Plotting code records:

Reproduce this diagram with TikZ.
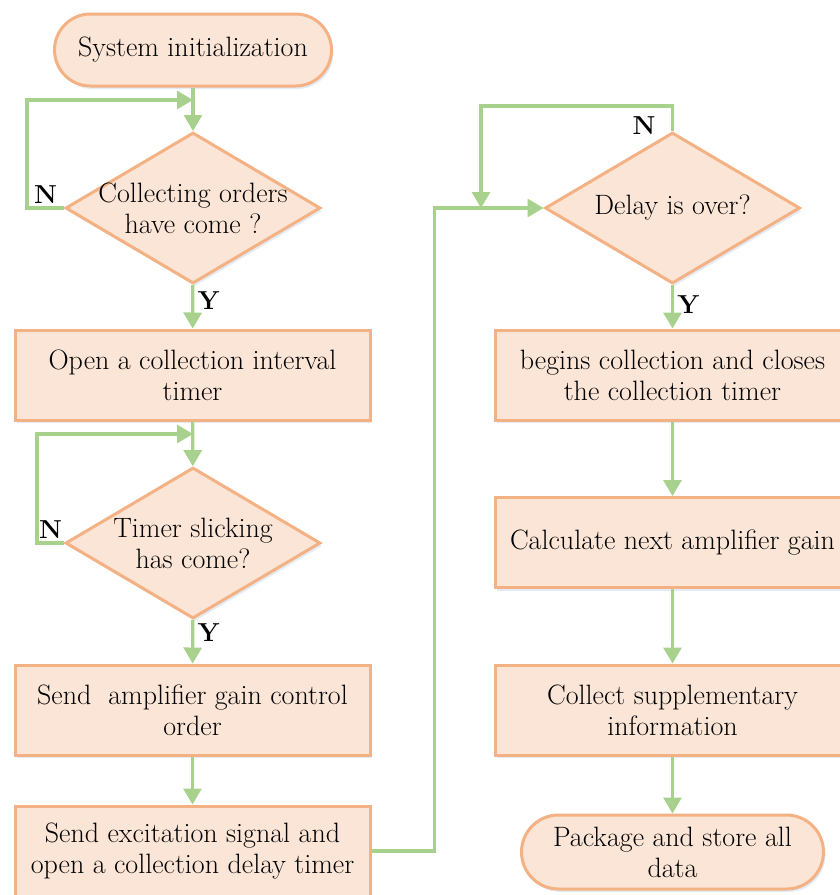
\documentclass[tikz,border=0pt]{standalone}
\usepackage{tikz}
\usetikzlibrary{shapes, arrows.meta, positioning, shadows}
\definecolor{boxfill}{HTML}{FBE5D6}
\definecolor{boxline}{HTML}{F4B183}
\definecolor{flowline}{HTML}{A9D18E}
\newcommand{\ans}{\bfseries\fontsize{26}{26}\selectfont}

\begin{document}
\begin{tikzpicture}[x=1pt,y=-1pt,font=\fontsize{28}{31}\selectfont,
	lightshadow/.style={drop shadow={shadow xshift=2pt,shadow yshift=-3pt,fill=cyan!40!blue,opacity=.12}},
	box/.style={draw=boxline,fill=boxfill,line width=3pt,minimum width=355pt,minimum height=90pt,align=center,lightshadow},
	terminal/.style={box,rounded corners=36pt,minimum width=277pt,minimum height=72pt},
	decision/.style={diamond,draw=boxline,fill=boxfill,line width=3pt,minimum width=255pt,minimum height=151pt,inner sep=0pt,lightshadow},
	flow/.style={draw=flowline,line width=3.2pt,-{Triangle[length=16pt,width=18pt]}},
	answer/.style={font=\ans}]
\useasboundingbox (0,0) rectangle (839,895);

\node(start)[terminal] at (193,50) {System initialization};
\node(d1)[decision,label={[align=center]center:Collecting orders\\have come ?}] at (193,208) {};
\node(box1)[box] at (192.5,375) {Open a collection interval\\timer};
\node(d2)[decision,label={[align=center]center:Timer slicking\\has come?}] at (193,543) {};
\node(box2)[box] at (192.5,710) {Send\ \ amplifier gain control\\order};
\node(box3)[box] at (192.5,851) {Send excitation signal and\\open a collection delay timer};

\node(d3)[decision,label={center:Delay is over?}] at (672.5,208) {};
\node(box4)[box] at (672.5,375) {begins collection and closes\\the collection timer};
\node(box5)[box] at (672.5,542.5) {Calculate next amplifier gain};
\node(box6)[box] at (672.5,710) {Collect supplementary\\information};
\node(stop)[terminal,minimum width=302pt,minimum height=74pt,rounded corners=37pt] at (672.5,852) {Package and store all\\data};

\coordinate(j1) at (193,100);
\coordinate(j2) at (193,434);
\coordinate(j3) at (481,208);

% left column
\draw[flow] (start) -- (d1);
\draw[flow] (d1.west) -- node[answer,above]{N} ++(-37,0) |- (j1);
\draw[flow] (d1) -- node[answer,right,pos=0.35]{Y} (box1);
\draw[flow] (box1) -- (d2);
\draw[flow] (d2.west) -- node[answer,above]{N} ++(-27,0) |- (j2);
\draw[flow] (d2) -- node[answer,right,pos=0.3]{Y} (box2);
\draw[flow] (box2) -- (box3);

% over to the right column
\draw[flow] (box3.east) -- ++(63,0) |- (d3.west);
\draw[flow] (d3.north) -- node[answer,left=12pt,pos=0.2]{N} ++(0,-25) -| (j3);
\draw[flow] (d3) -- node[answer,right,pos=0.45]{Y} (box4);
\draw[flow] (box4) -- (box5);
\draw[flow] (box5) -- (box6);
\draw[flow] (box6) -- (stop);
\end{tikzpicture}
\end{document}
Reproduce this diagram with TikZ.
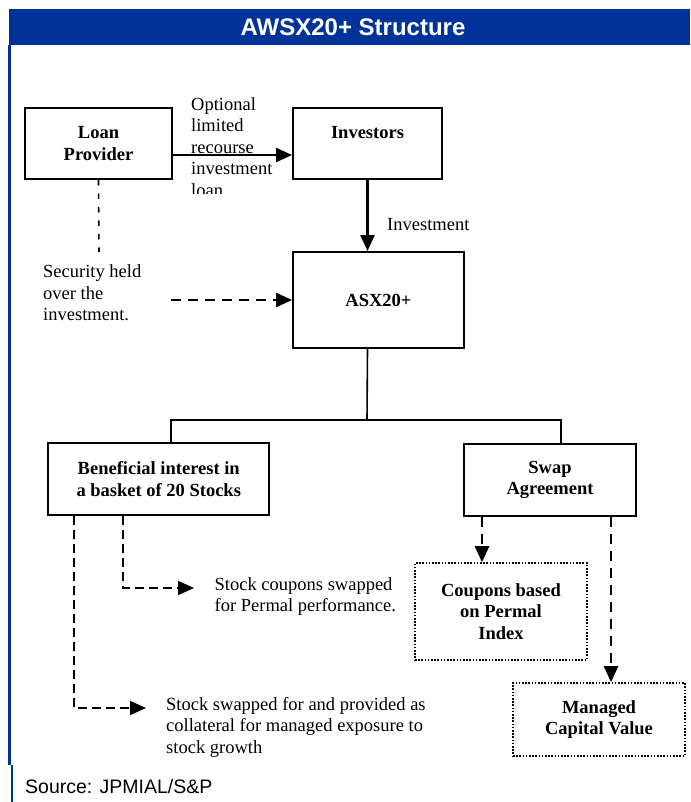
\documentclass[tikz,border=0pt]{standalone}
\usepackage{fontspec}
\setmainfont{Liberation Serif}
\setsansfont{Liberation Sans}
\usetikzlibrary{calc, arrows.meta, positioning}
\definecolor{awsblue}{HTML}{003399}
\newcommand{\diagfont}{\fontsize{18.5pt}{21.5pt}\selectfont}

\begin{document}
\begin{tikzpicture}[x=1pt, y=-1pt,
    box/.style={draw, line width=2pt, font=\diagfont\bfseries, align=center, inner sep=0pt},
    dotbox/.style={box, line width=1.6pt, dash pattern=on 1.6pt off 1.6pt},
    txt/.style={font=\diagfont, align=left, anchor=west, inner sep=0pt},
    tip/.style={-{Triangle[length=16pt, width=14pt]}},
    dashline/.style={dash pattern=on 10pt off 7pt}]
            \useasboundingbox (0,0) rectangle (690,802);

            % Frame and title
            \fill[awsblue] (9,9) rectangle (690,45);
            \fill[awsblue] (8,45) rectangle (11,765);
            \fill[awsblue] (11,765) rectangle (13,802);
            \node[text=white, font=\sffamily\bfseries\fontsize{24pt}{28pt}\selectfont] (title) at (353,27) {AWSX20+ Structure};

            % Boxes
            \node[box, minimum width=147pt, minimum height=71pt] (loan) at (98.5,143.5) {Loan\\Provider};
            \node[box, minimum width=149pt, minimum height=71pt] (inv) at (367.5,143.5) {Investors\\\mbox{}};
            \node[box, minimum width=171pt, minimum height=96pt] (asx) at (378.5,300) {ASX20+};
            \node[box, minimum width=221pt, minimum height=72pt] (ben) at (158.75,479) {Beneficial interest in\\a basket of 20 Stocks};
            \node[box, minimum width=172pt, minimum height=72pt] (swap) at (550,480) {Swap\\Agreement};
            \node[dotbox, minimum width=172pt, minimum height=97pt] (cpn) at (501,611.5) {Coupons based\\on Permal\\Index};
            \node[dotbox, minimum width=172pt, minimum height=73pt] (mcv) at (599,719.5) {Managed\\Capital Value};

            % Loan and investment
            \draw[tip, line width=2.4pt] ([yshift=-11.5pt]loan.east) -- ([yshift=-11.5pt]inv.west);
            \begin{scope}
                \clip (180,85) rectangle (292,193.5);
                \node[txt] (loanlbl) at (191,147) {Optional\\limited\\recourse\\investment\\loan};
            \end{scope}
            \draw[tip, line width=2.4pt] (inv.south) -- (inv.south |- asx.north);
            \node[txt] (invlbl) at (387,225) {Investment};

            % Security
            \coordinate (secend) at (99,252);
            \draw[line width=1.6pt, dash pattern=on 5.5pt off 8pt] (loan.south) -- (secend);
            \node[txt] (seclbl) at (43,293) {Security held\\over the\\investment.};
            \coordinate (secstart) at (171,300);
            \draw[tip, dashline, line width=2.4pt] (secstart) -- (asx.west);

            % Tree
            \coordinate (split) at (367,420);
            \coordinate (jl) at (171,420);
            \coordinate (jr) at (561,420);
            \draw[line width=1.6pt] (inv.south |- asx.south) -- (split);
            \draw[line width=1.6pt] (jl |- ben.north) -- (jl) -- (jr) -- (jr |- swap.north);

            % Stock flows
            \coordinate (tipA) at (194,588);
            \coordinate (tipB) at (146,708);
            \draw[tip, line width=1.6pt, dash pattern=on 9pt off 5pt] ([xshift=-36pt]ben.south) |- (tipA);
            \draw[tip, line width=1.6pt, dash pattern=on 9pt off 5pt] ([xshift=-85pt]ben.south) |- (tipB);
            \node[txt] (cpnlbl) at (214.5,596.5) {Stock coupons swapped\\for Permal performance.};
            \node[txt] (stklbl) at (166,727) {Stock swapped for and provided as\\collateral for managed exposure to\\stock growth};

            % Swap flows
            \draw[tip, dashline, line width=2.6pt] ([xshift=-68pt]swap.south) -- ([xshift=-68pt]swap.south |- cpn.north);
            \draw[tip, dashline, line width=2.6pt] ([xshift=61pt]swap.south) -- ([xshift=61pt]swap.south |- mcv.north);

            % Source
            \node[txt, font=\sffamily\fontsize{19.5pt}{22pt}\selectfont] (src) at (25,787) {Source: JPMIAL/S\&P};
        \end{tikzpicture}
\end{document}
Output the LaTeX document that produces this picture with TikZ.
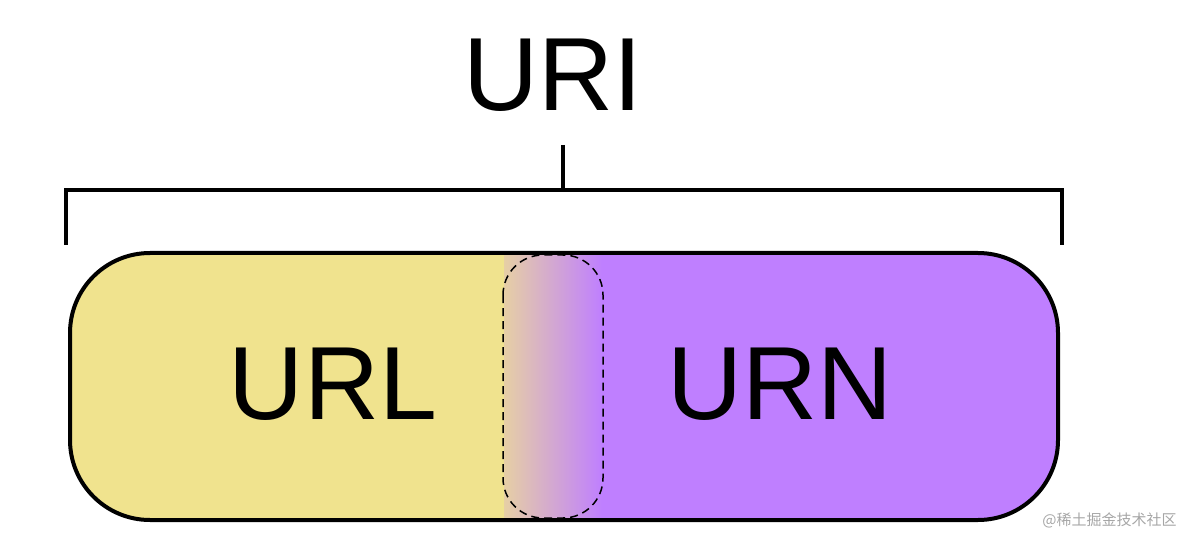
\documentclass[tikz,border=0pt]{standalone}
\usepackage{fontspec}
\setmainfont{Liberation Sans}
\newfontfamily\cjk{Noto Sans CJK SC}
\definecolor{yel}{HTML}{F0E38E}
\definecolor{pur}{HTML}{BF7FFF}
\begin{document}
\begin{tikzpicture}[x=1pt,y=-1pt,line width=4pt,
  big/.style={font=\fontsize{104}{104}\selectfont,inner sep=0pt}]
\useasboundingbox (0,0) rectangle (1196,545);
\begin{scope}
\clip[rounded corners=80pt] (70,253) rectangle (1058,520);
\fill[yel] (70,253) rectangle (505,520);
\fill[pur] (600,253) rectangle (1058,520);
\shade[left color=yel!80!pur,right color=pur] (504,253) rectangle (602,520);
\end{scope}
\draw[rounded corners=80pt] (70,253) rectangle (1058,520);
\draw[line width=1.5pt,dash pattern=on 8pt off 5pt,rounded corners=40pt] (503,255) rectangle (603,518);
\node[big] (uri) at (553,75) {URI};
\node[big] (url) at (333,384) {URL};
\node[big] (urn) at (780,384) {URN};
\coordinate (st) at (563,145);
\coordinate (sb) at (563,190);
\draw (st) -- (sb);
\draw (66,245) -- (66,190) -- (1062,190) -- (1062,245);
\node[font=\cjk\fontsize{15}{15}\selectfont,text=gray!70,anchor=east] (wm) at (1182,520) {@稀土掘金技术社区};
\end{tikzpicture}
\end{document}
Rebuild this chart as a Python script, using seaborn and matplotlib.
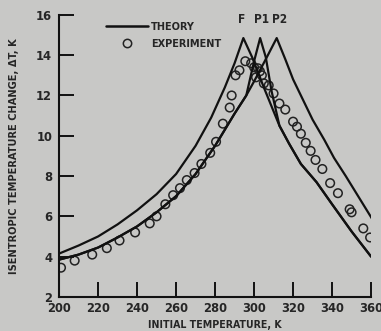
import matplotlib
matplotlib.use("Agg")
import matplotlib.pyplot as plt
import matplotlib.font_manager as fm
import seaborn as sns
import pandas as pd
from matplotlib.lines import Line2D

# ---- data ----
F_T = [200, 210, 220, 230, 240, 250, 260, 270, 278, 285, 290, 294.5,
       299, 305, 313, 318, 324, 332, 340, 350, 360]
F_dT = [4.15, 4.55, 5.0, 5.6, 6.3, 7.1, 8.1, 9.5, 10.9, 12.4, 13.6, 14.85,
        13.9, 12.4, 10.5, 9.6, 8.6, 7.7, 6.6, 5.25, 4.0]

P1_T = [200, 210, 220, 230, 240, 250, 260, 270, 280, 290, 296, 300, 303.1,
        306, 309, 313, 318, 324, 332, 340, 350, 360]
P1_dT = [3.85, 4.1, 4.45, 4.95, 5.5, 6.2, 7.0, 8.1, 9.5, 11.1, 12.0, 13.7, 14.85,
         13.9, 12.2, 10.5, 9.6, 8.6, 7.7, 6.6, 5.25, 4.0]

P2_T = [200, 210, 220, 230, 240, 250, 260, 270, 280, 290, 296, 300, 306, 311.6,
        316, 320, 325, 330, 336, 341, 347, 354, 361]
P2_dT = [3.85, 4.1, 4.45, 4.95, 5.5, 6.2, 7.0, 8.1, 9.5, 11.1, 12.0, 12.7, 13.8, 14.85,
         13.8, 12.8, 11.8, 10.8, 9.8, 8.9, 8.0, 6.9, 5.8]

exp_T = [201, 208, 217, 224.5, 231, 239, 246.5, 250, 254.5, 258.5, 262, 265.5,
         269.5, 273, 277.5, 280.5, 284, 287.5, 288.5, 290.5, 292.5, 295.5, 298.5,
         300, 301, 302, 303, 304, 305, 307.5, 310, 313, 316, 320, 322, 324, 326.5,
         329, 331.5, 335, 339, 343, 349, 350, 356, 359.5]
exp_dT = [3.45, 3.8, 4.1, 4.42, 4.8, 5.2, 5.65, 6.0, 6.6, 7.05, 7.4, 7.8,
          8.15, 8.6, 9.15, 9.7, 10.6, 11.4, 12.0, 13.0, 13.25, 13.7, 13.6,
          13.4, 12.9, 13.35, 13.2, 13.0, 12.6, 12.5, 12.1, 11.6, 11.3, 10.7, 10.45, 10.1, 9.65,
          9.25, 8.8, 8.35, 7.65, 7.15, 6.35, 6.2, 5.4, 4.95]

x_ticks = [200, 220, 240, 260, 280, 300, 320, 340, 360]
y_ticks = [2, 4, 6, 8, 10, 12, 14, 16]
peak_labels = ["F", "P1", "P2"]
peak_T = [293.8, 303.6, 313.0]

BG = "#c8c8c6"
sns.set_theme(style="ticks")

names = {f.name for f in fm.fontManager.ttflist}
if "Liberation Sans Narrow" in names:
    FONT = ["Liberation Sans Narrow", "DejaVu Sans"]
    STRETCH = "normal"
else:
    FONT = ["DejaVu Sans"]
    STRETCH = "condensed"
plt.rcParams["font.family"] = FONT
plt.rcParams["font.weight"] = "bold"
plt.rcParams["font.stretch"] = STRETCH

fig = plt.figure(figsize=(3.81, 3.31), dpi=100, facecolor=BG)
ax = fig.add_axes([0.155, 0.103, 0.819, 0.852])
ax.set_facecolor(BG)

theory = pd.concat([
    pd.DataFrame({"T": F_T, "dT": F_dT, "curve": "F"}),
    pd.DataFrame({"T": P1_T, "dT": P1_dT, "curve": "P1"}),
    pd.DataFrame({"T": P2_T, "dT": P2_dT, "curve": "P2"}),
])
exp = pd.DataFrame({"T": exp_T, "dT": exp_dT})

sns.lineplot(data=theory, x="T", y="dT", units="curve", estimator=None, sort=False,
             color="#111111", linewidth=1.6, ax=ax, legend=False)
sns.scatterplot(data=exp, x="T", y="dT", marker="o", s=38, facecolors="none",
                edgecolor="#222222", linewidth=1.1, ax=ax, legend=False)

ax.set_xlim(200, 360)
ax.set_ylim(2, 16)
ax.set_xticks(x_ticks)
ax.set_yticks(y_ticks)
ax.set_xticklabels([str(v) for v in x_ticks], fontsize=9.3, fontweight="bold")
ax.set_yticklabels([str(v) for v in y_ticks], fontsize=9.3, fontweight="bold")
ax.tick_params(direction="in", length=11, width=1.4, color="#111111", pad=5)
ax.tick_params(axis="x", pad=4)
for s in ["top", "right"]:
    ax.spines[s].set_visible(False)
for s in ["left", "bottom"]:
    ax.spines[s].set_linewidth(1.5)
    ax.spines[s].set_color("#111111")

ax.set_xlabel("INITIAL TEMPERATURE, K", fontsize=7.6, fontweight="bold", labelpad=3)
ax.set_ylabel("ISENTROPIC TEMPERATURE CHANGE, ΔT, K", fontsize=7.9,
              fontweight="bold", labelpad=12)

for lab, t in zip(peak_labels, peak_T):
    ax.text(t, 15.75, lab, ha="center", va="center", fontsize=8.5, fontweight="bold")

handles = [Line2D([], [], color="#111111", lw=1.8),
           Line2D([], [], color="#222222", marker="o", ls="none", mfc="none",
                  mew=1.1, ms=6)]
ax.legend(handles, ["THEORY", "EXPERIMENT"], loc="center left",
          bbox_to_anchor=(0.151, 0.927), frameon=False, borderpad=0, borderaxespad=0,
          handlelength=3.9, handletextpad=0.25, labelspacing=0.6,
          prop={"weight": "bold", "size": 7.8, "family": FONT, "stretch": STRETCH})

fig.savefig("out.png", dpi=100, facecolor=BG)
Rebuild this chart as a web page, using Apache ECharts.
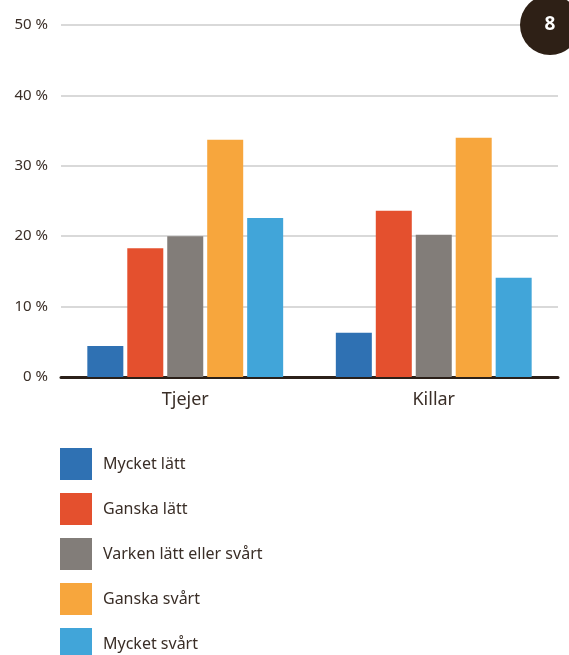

→ Directions for this task:
Up to and including the line containing "(0,0) rectangle (839,895);", repeat every line from the start of the data, but none of the pictures.

→ Result of this exercise:
Reproduce this diagram with TikZ.
\documentclass[tikz,border=0pt]{standalone}
\usepackage{tikz}
\usetikzlibrary{shapes, arrows.meta, positioning, shadows}
\definecolor{boxfill}{HTML}{FBE5D6}
\definecolor{boxline}{HTML}{F4B183}
\definecolor{flowline}{HTML}{A9D18E}
\newcommand{\ans}{\bfseries\fontsize{26}{26}\selectfont}

\begin{document}
\begin{tikzpicture}[x=1pt,y=-1pt,font=\fontsize{28}{31}\selectfont,
	lightshadow/.style={drop shadow={shadow xshift=2pt,shadow yshift=-3pt,fill=cyan!40!blue,opacity=.12}},
	box/.style={draw=boxline,fill=boxfill,line width=3pt,minimum width=355pt,minimum height=90pt,align=center,lightshadow},
	terminal/.style={box,rounded corners=36pt,minimum width=277pt,minimum height=72pt},
	decision/.style={diamond,draw=boxline,fill=boxfill,line width=3pt,minimum width=255pt,minimum height=151pt,inner sep=0pt,lightshadow},
	flow/.style={draw=flowline,line width=3.2pt,-{Triangle[length=16pt,width=18pt]}},
	answer/.style={font=\ans}]
\useasboundingbox (0,0) rectangle (839,895);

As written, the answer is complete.